Each line from the top of the listing through the one holding "var yTicks = [0,1000,2000,3000,4000,5000];" should be restated word for word, with nothing added and no pictures.
─── Provided material
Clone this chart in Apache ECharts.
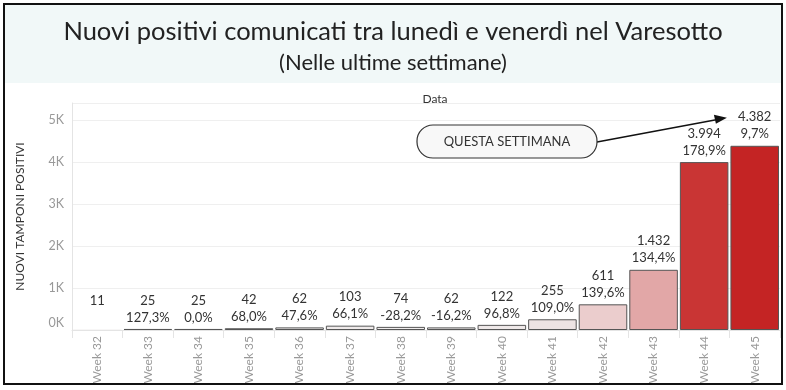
<!DOCTYPE html>
<html><head><meta charset="utf-8">
<script src="https://cdn.jsdelivr.net/npm/echarts@6/dist/echarts.min.js"></script>
<style>
html,body{margin:0;padding:0;background:#fff;}
#frame{position:absolute;left:3px;top:3px;width:776px;height:378px;border:2px solid #111;}
#band{position:absolute;left:5px;top:5px;width:776px;height:78px;background:#f1f8f8;}
#chart{position:absolute;left:0;top:0;width:786px;height:390px;}
</style></head>
<body>
<div id="band"></div>
<div id="chart"></div>
<div id="frame"></div>
<script>
var categories = ['Week 32','Week 33','Week 34','Week 35','Week 36','Week 37','Week 38','Week 39','Week 40','Week 41','Week 42','Week 43','Week 44','Week 45'];
var positives = [11,25,25,42,62,103,74,62,122,255,611,1432,3994,4382];
var pctChange = [null,'127,3%','0,0%','68,0%','47,6%','66,1%','-28,2%','-16,2%','96,8%','109,0%','139,6%','134,4%','178,9%','9,7%'];
var yTicks = [0,1000,2000,3000,4000,5000];

var colorStops = [[0,'#f0efef'],[255,'#ede3e3'],[611,'#ebcdcd'],[1432,'#e2a7a7'],[3994,'#c93534'],[4382,'#c42424']];
function hex(c){return [parseInt(c.substr(1,2),16),parseInt(c.substr(3,2),16),parseInt(c.substr(5,2),16)];}
function colorFor(v){
  for (var i=1;i<colorStops.length;i++){
    if (v<=colorStops[i][0]){
      var a=colorStops[i-1],b=colorStops[i],t=(v-a[0])/(b[0]-a[0]);
      var ca=hex(a[1]),cb=hex(b[1]);
      return 'rgb('+ca.map(function(x,k){return Math.round(x+(cb[k]-x)*t);}).join(',')+')';
    }
  }
  return colorStops[colorStops.length-1][1];
}
function fmtIt(n){return String(n).replace(/\B(?=(\d{3})+(?!\d))/g,'.');}

var chart = echarts.init(document.getElementById('chart'));
var option = {
  animation:false,
  title:[
    {text:'Nuovi positivi comunicati tra lunedì e venerdì nel Varesotto',left:'center',top:14,
     textStyle:{fontFamily:'Lato',fontSize:25.5,fontWeight:'normal',color:'#222'}},
    {text:'(Nelle ultime settimane)',left:'center',top:47,
     textStyle:{fontFamily:'Lato',fontSize:22,fontWeight:'normal',color:'#222'}},
    {text:'Data',left:430,top:88,textAlign:'center',
     textStyle:{fontFamily:'Lato',fontSize:12,fontWeight:'normal',color:'#333'}}
  ],
  grid:{left:72,right:6,top:103,bottom:60,containLabel:false},
  xAxis:{type:'category',data:categories,
    axisLine:{show:true,lineStyle:{color:'#e4e4e4'}},
    axisTick:{show:true,length:8,lineStyle:{color:'#e4e4e4'}},
    axisLabel:{rotate:90,color:'#999',fontFamily:'Lato',fontSize:12,margin:6}},
  yAxis:{type:'value',min:0,max:5400,interval:1000,
    name:'NUOVI TAMPONI POSITIVI',nameLocation:'middle',nameGap:46,
    nameTextStyle:{fontFamily:'Lato',fontSize:12,color:'#333'},
    axisLine:{show:true,lineStyle:{color:'#e4e4e4'}},
    axisTick:{show:false},
    splitLine:{lineStyle:{color:'#efefef'}},
    axisLabel:{color:'#999',fontFamily:'Lato',fontSize:12.5,margin:8,
      formatter:function(v){ if(yTicks.indexOf(v)<0) return ''; return v===0?'{z|0K}':(v/1000)+'K';},
      rich:{z:{color:'#999',fontFamily:'Lato',fontSize:12.5,padding:[0,0,14,0]}}}},
  series:[{type:'bar',barWidth:'96%',
    data:positives.map(function(v,i){return {value:v,itemStyle:{color:colorFor(v),borderWidth:pctChange[i]?1:0}};}),
    itemStyle:{borderColor:'#555',borderWidth:1},
    label:{show:true,position:'top',distance:3,color:'#333',fontFamily:'Lato',fontSize:13,lineHeight:17,
      formatter:function(p){var pc=pctChange[p.dataIndex]; return fmtIt(p.value)+'\n'+(pc||' ');}}
  }]
};
chart.setOption(option);

var tip = chart.convertToPixel({xAxisIndex:0,yAxisIndex:0},['Week 45',5050]);
var bw = chart.getModel().getComponent('xAxis',0).axis.getBandWidth();
var tipX = tip[0]-bw*0.55, tipY = tip[1];
chart.setOption({graphic:[
  {type:'line',shape:{x1:597,y1:142,x2:tipX-8,y2:tipY+1.5},style:{stroke:'#111',lineWidth:1.5},z:100},
  {type:'polygon',shape:{points:[[tipX,tipY],[tipX-13,tipY-3],[tipX-11,tipY+6]]},style:{fill:'#111'},z:100},
  {type:'rect',shape:{x:417,y:125,width:180,height:33,r:16},style:{fill:'#f8f8f8',stroke:'#333',lineWidth:1.2},z:100},
  {type:'text',x:507,y:142,style:{text:'QUESTA SETTIMANA',align:'center',verticalAlign:'middle',fontFamily:'Lato',fontSize:13,fill:'#333'},z:101}
]});
</script>
</body></html>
──────
[Solution to the problem]:
Clone this chart in Apache ECharts.
<!DOCTYPE html>
<html><head><meta charset="utf-8">
<script src="https://cdn.jsdelivr.net/npm/echarts@6/dist/echarts.min.js"></script>
<style>
html,body{margin:0;padding:0;background:#fff;}
#frame{position:absolute;left:3px;top:3px;width:776px;height:378px;border:2px solid #111;}
#band{position:absolute;left:5px;top:5px;width:776px;height:78px;background:#f1f8f8;}
#chart{position:absolute;left:0;top:0;width:786px;height:390px;}
</style></head>
<body>
<div id="band"></div>
<div id="chart"></div>
<div id="frame"></div>
<script>
var categories = ['Week 32','Week 33','Week 34','Week 35','Week 36','Week 37','Week 38','Week 39','Week 40','Week 41','Week 42','Week 43','Week 44','Week 45'];
var positives = [11,25,25,42,62,103,74,62,122,255,611,1432,3994,4382];
var pctChange = [null,'127,3%','0,0%','68,0%','47,6%','66,1%','-28,2%','-16,2%','96,8%','109,0%','139,6%','134,4%','178,9%','9,7%'];
var yTicks = [0,1000,2000,3000,4000,5000];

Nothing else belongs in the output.